The major determinants of fatality are the rider's crash speed (kinetic energy) and modern motorcycles are often very powerful machines, capable of rapid acceleration and extremely high speeds. We do not believe that there is any justification for producing such powerful vehicles, which can so easily reach speeds of more than twice the maximum speed limit. There is some evidence that more powerful motorcycles have a higher accident risk and in particular are associated with a higher proportion of accidents and casualties on non-built up roads, at night, and while going ahead on a bend or while overtaking. A Feasibility Study into the development of intelligent speed adaptation devices for motorcycles is needed (www.rospa.com).

There is a need to study and understand motorcycle crash characteristics. Braking, especially in an emergency, is one of the most difficult tasks of riding a motorcycle. Errors in applying brakes to a motorcycle may easily lead to skidding, capsizing or the vehicle becoming unstable. Incorrect use of motorcycle brakes is considered to be a factor in many two-wheeler motor vehicle accidents. There is a need for technological development in this regard (www.rospa.com). Furthermore, the road conditions and the condition of roads are of great significance, particularly in the developing countries affecting the motor vehicle accidents and hence demand attention of the concerned (Sharma et al., 2002).

However, there can be certain implications of safety devices as well and whether introduction of the additional safety devices alone will add to safety of the motorcyclist or not needs to be seen in the light of the Swedish experience with the change from left hand to right hand traffic in 1967 where contrary to government and safety experts’ expectations, the change was followed by an immediate and major reduction in the per capita traffic deaths and injury rates, which, however, returned to original level within two years.
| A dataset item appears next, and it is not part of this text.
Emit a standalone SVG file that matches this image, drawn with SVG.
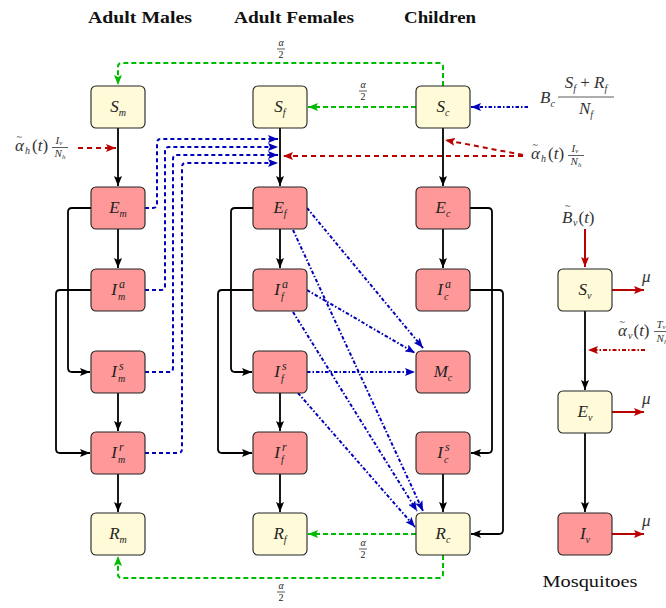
<svg xmlns="http://www.w3.org/2000/svg" width="666" height="608" viewBox="0 0 666 608">
<style>
.y{fill:#FFFAD7;stroke:#222;stroke-width:1.1}
.r{fill:#FF9999;stroke:#222;stroke-width:1.1}
.m{font-family:"Liberation Serif",serif;font-style:italic;font-size:17px;fill:#222}
.s{font-family:"Liberation Serif",serif;font-style:italic;font-size:10px;fill:#222}
.sup{font-family:"Liberation Serif",serif;font-style:italic;font-size:12px;fill:#222}
.h{font-family:"Liberation Serif",serif;font-weight:bold;font-size:17px;fill:#111}
.fr{font-family:"Liberation Serif",serif;font-style:italic;font-size:10px;fill:#222;text-anchor:middle}
.fr2{font-family:"Liberation Serif",serif;font-style:italic;font-size:11px;fill:#333;text-anchor:middle}
.frn{font-family:"Liberation Serif",serif;font-size:10px;fill:#222;text-anchor:middle}
.L{font-family:"Liberation Serif",serif;font-style:italic;font-size:17px;fill:#333}
.Lu{font-family:"Liberation Serif",serif;font-style:normal;font-size:17px;fill:#333}
.t{font-family:"Liberation Serif",serif;font-size:10px;fill:#333}
.k{fill:none;stroke:#000;stroke-width:1.8}
.g{fill:none;stroke:#00BB00;stroke-width:2;stroke-dasharray:5 3}
.bd{fill:none;stroke:#0000BB;stroke-width:2;stroke-dasharray:4 3}
.bdd{fill:none;stroke:#0000BB;stroke-width:2;stroke-dasharray:3.5 2 1.5 2}
.rd{fill:none;stroke:#BB0000;stroke-width:2;stroke-dasharray:5 4}
.rdd{fill:none;stroke:#BB0000;stroke-width:2;stroke-dasharray:4 2 1.5 2}
.rs{fill:none;stroke:#BB0000;stroke-width:2}
.bar{stroke:#333;stroke-width:0.8}
</style>
<defs>
<marker id="ak" viewBox="0 0 10 8" refX="10" refY="4" markerWidth="10" markerHeight="8" markerUnits="userSpaceOnUse" orient="auto"><path d="M0,0 L10,4 L0,8 L2,4 z" fill="#000"/></marker>
<marker id="ag" viewBox="0 0 10 8" refX="10" refY="4" markerWidth="10" markerHeight="8" markerUnits="userSpaceOnUse" orient="auto"><path d="M0,0 L10,4 L0,8 L2,4 z" fill="#00BB00"/></marker>
<marker id="ab" viewBox="0 0 10 8" refX="10" refY="4" markerWidth="10" markerHeight="8" markerUnits="userSpaceOnUse" orient="auto"><path d="M0,0 L10,4 L0,8 L2,4 z" fill="#0000BB"/></marker>
<marker id="ar" viewBox="0 0 10 8" refX="10" refY="4" markerWidth="10" markerHeight="8" markerUnits="userSpaceOnUse" orient="auto"><path d="M0,0 L10,4 L0,8 L2,4 z" fill="#BB0000"/></marker>
</defs>

<!-- headers -->
<text class="h" x="140" y="23" text-anchor="middle" textLength="104" lengthAdjust="spacingAndGlyphs">Adult Males</text>
<text class="h" x="294" y="23" text-anchor="middle" textLength="120" lengthAdjust="spacingAndGlyphs">Adult Females</text>
<text class="h" x="440" y="23" text-anchor="middle" textLength="72" lengthAdjust="spacingAndGlyphs">Children</text>
<text class="Lu" x="590" y="587" text-anchor="middle" textLength="95" lengthAdjust="spacingAndGlyphs" style="font-size:17px;fill:#111">Mosquitoes</text>

<g id="connectors">
<!-- black flows: males -->
<path class="k" d="M118,128 V186" marker-end="url(#ak)"/>
<path class="k" d="M118,229 V268" marker-end="url(#ak)"/>
<path class="k" d="M118,393 V431" marker-end="url(#ak)"/>
<path class="k" d="M118,474 V512" marker-end="url(#ak)"/>
<path class="k" d="M91,208 H72 Q68,208 68,212 V368 Q68,372 72,372 H90" marker-end="url(#ak)"/>
<path class="k" d="M91,290 H60 Q56,290 56,294 V449 Q56,453 60,453 H90" marker-end="url(#ak)"/>
<!-- females -->
<path class="k" d="M280,128 V186" marker-end="url(#ak)"/>
<path class="k" d="M280,229 V268" marker-end="url(#ak)"/>
<path class="k" d="M280,393 V431" marker-end="url(#ak)"/>
<path class="k" d="M280,474 V512" marker-end="url(#ak)"/>
<path class="k" d="M253,208 H235 Q231,208 231,212 V368 Q231,372 235,372 H252" marker-end="url(#ak)"/>
<path class="k" d="M253,290 H222 Q218,290 218,294 V449 Q218,453 222,453 H252" marker-end="url(#ak)"/>
<!-- children -->
<path class="k" d="M443,128 V186" marker-end="url(#ak)"/>
<path class="k" d="M443,229 V268" marker-end="url(#ak)"/>
<path class="k" d="M443,474 V512" marker-end="url(#ak)"/>
<path class="k" d="M470,208 H488 Q492,208 492,212 V449 Q492,453 488,453 H471" marker-end="url(#ak)"/>
<path class="k" d="M470,290 H499 Q503,290 503,294 V530 Q503,534 499,534 H471" marker-end="url(#ak)"/>
<!-- mosquitoes -->
<path class="k" d="M585,311 V390" marker-end="url(#ak)"/>
<path class="k" d="M585,433 V512" marker-end="url(#ak)"/>
<path class="rs" d="M585,229 V267" marker-end="url(#ar)"/>
<path class="rs" d="M612,290 H644" marker-end="url(#ar)"/>
<path class="rs" d="M612,412 H644" marker-end="url(#ar)"/>
<path class="rs" d="M612,534 H644" marker-end="url(#ar)"/>
<path class="rdd" d="M645,350 H588" marker-end="url(#ar)"/>

<!-- green aging flows -->
<path class="g" d="M443,86 V67 Q443,63 439,63 H122 Q118,63 118,67 V85" marker-end="url(#ag)"/>
<path class="g" d="M416,107 H308" marker-end="url(#ag)"/>
<path class="g" d="M416,534 H308" marker-end="url(#ag)"/>
<path class="g" d="M443,555 V574 Q443,578 439,578 H122 Q118,578 118,574 V556" marker-end="url(#ag)"/>

<!-- blue male transmission -->
<path class="bd" d="M145,208 H153 Q157,208 157,204 V143 Q157,139 161,139 H278" marker-end="url(#ab)"/>
<path class="bd" d="M145,290 H161 Q165,290 165,286 V151 Q165,147 169,147 H278" marker-end="url(#ab)"/>
<path class="bd" d="M145,372 H169 Q173,372 173,368 V159 Q173,155 177,155 H278" marker-end="url(#ab)"/>
<path class="bd" d="M145,453 H178 Q182,453 182,449 V167 Q182,163 186,163 H278" marker-end="url(#ab)"/>

<!-- blue female to children -->
<path class="bdd" d="M307,208 L423,348" marker-end="url(#ab)"/>
<path class="bdd" d="M307,290 L415,353" marker-end="url(#ab)"/>
<path class="bdd" d="M307,372 H415" marker-end="url(#ab)"/>
<path class="bdd" d="M293,230 L423,511" marker-end="url(#ab)"/>
<path class="bdd" d="M293,312 L417,511" marker-end="url(#ab)"/>
<path class="bdd" d="M298,393 L415,527" marker-end="url(#ab)"/>
<path class="bdd" d="M528,107 H471" marker-end="url(#ab)"/>

<!-- red infection from mosquitoes -->
<path class="rd" d="M78,148 H116" marker-end="url(#ar)"/>
<path class="rd" d="M523,156 H283" marker-end="url(#ar)"/>
<path class="rd" d="M523,155 L445,140" marker-end="url(#ar)"/>
</g>

<!-- fraction labels alpha/2 -->
<g id="lab-top"><text class="fr" x="281" y="46">α</text><line class="bar" x1="277" y1="49" x2="285" y2="49"/><text class="frn" x="281" y="58">2</text></g>
<g id="lab-sf"><text class="fr" x="363" y="88">α</text><line class="bar" x1="359" y1="91" x2="367" y2="91"/><text class="frn" x="363" y="100">2</text></g>
<g id="lab-rf"><text class="fr" x="363" y="546">α</text><line class="bar" x1="359" y1="549" x2="367" y2="549"/><text class="frn" x="363" y="558">2</text></g>
<g id="lab-bot"><text class="fr" x="281" y="589">α</text><line class="bar" x1="277" y1="592" x2="285" y2="592"/><text class="frn" x="281" y="601">2</text></g>

<!-- external rate labels -->
<g id="lab-alpha-h-left">
<text class="L" x="15" y="151">α</text><text class="t" x="16.5" y="140">~</text>
<text class="L" x="25" y="151"><tspan style="font-size:10px" dy="3">h</tspan><tspan class="Lu" dy="-3" dx="2">(</tspan>t<tspan class="Lu">)</tspan></text>
<text class="fr2" x="59" y="144">I<tspan style="font-size:7px" dy="1">v</tspan></text>
<line class="bar" x1="52" y1="147.5" x2="68" y2="147.5"/>
<text class="fr2" x="60" y="157">N<tspan style="font-size:7px" dy="1.5">h</tspan></text>
</g>
<g id="lab-alpha-h-right">
<text class="L" x="531" y="159">α</text><text class="t" x="532.5" y="148">~</text>
<text class="L" x="541" y="159"><tspan style="font-size:10px" dy="3">h</tspan><tspan class="Lu" dy="-3" dx="2">(</tspan>t<tspan class="Lu">)</tspan></text>
<text class="fr2" x="575" y="152">I<tspan style="font-size:7px" dy="1">v</tspan></text>
<line class="bar" x1="568" y1="155.5" x2="584" y2="155.5"/>
<text class="fr2" x="576" y="165">N<tspan style="font-size:7px" dy="1.5">h</tspan></text>
</g>
<g id="lab-Bc">
<text class="L" x="540" y="103">B<tspan style="font-size:10px" dy="4">c</tspan></text>
<text class="L" x="586" y="88" text-anchor="middle">S<tspan style="font-size:10px" dy="4">f</tspan><tspan class="Lu" dy="-4"> + </tspan>R<tspan style="font-size:10px" dy="4">f</tspan></text>
<line class="bar" x1="558" y1="97" x2="614" y2="97"/>
<text class="L" x="586" y="114" text-anchor="middle">N<tspan style="font-size:10px" dy="4">f</tspan></text>
</g>
<g id="lab-Bv">
<text class="L" x="562" y="223">B</text><text class="t" x="565" y="209">~</text>
<text class="L" x="573" y="223"><tspan style="font-size:10px" dy="3">v</tspan><tspan class="Lu" dy="-3" dx="1">(</tspan>t<tspan class="Lu">)</tspan></text>
</g>
<g id="lab-alpha-v">
<text class="L" x="618" y="336">α</text><text class="t" x="619.5" y="325">~</text>
<text class="L" x="628" y="336"><tspan style="font-size:10px" dy="3">v</tspan><tspan class="Lu" dy="-3" dx="1">(</tspan>t<tspan class="Lu">)</tspan></text>
<text class="fr2" x="661" y="328">T<tspan style="font-size:7px" dy="1">v</tspan></text>
<line class="bar" x1="654" y1="331.5" x2="672" y2="331.5"/>
<text class="fr2" x="662" y="342">N<tspan style="font-size:7px" dy="1.5">h</tspan></text>
</g>
<text class="L" x="642" y="282">μ</text>
<text class="L" x="642" y="404">μ</text>
<text class="L" x="642" y="526">μ</text>

<!-- nodes -->
<g id="Sm"><rect class="y" x="91" y="86" width="54" height="42" rx="5"/><text class="m" x="118" y="112" text-anchor="middle">S<tspan class="s" dy="4">m</tspan></text></g>
<g id="Em"><rect class="r" x="91" y="187" width="54" height="42" rx="5"/><text class="m" x="118" y="213" text-anchor="middle">E<tspan class="s" dy="4">m</tspan></text></g>
<g id="Iam"><rect class="r" x="91" y="269" width="54" height="42" rx="5"/><text class="m" x="114" y="295" text-anchor="middle">I</text><text class="sup" x="119" y="288">a</text><text class="s" x="118" y="300">m</text></g>
<g id="Ism"><rect class="r" x="91" y="351" width="54" height="42" rx="5"/><text class="m" x="114" y="377" text-anchor="middle">I</text><text class="sup" x="119" y="370">s</text><text class="s" x="118" y="382">m</text></g>
<g id="Irm"><rect class="r" x="91" y="432" width="54" height="42" rx="5"/><text class="m" x="114" y="458" text-anchor="middle">I</text><text class="sup" x="119" y="451">r</text><text class="s" x="118" y="463">m</text></g>
<g id="Rm"><rect class="y" x="91" y="513" width="54" height="42" rx="5"/><text class="m" x="118" y="539" text-anchor="middle">R<tspan class="s" dy="4">m</tspan></text></g>

<g id="Sf"><rect class="y" x="253" y="86" width="54" height="42" rx="5"/><text class="m" x="280" y="112" text-anchor="middle">S<tspan class="s" dy="4">f</tspan></text></g>
<g id="Ef"><rect class="r" x="253" y="187" width="54" height="42" rx="5"/><text class="m" x="280" y="213" text-anchor="middle">E<tspan class="s" dy="4">f</tspan></text></g>
<g id="Iaf"><rect class="r" x="253" y="269" width="54" height="42" rx="5"/><text class="m" x="277" y="295" text-anchor="middle">I</text><text class="sup" x="282" y="288">a</text><text class="s" x="281" y="300">f</text></g>
<g id="Isf"><rect class="r" x="253" y="351" width="54" height="42" rx="5"/><text class="m" x="277" y="377" text-anchor="middle">I</text><text class="sup" x="282" y="370">s</text><text class="s" x="281" y="382">f</text></g>
<g id="Irf"><rect class="r" x="253" y="432" width="54" height="42" rx="5"/><text class="m" x="277" y="458" text-anchor="middle">I</text><text class="sup" x="282" y="451">r</text><text class="s" x="281" y="463">f</text></g>
<g id="Rf"><rect class="y" x="253" y="513" width="54" height="42" rx="5"/><text class="m" x="280" y="539" text-anchor="middle">R<tspan class="s" dy="4">f</tspan></text></g>

<g id="Sc"><rect class="y" x="416" y="86" width="54" height="42" rx="5"/><text class="m" x="443" y="112" text-anchor="middle">S<tspan class="s" dy="4">c</tspan></text></g>
<g id="Ec"><rect class="r" x="416" y="187" width="54" height="42" rx="5"/><text class="m" x="443" y="213" text-anchor="middle">E<tspan class="s" dy="4">c</tspan></text></g>
<g id="Iac"><rect class="r" x="416" y="269" width="54" height="42" rx="5"/><text class="m" x="440" y="295" text-anchor="middle">I</text><text class="sup" x="445" y="288">a</text><text class="s" x="444" y="300">c</text></g>
<g id="Mc"><rect class="r" x="416" y="351" width="54" height="42" rx="5"/><text class="m" x="443" y="377" text-anchor="middle">M<tspan class="s" dy="4">c</tspan></text></g>
<g id="Isc"><rect class="r" x="416" y="432" width="54" height="42" rx="5"/><text class="m" x="440" y="458" text-anchor="middle">I</text><text class="sup" x="445" y="451">s</text><text class="s" x="444" y="463">c</text></g>
<g id="Rc"><rect class="y" x="416" y="513" width="54" height="42" rx="5"/><text class="m" x="443" y="539" text-anchor="middle">R<tspan class="s" dy="4">c</tspan></text></g>

<g id="Sv"><rect class="y" x="558" y="269" width="54" height="42" rx="5"/><text class="m" x="585" y="295" text-anchor="middle">S<tspan class="s" dy="4">v</tspan></text></g>
<g id="Ev"><rect class="y" x="558" y="391" width="54" height="42" rx="5"/><text class="m" x="585" y="417" text-anchor="middle">E<tspan class="s" dy="4">v</tspan></text></g>
<g id="Iv"><rect class="r" x="558" y="513" width="54" height="42" rx="5"/><text class="m" x="585" y="539" text-anchor="middle">I<tspan class="s" dy="4">v</tspan></text></g>
</svg>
Here the change led to a sudden surge in the level of perceived risk, which was now much higher than the level of risk accepted, and people drove more cautiously, which in turn, reduced the rate of road crashes. After some time, people discovered, through their own and others’ experience and through the mass media, that the roads were less dangerous than they had thought and became less cautious in their actions thereby causing the crash rate to return to normal. A similar short-term fluctuation in the rate of road crashes was experienced when Iceland changed over to right hand traffic in 1968 (Lave and Weber, 1970).

CONCLUSION

Current laws and technologies have aimed to decrease the incidence and severity of brain injury in motorcyclists. However, despite increased helmet use, far too many motorized two-wheeler riders continue to sustain serious and fatal head injuries owing to the great risk of striking the head. Furthermore motorized two-wheeler riders still die of injuries to vital thoracic and abdominal organs. More effective helmets and devices for preventing fatal chest and abdominal injuries, on one hand and, strict implementation of protective gear use law on the other, are needed to decrease deaths from motorized two-wheeler accidents, particularly in the developing world where motorized two-wheelers are one of the most important means of transport, not recreation. Availability of high-speed motorized two-wheelers may be restricted to sporting events and not to common road conditions. Technological developments like speed adaptation devices, safe braking system, and well-maintained roads etc. can go a long way in preventing motorized two-wheeler crashes.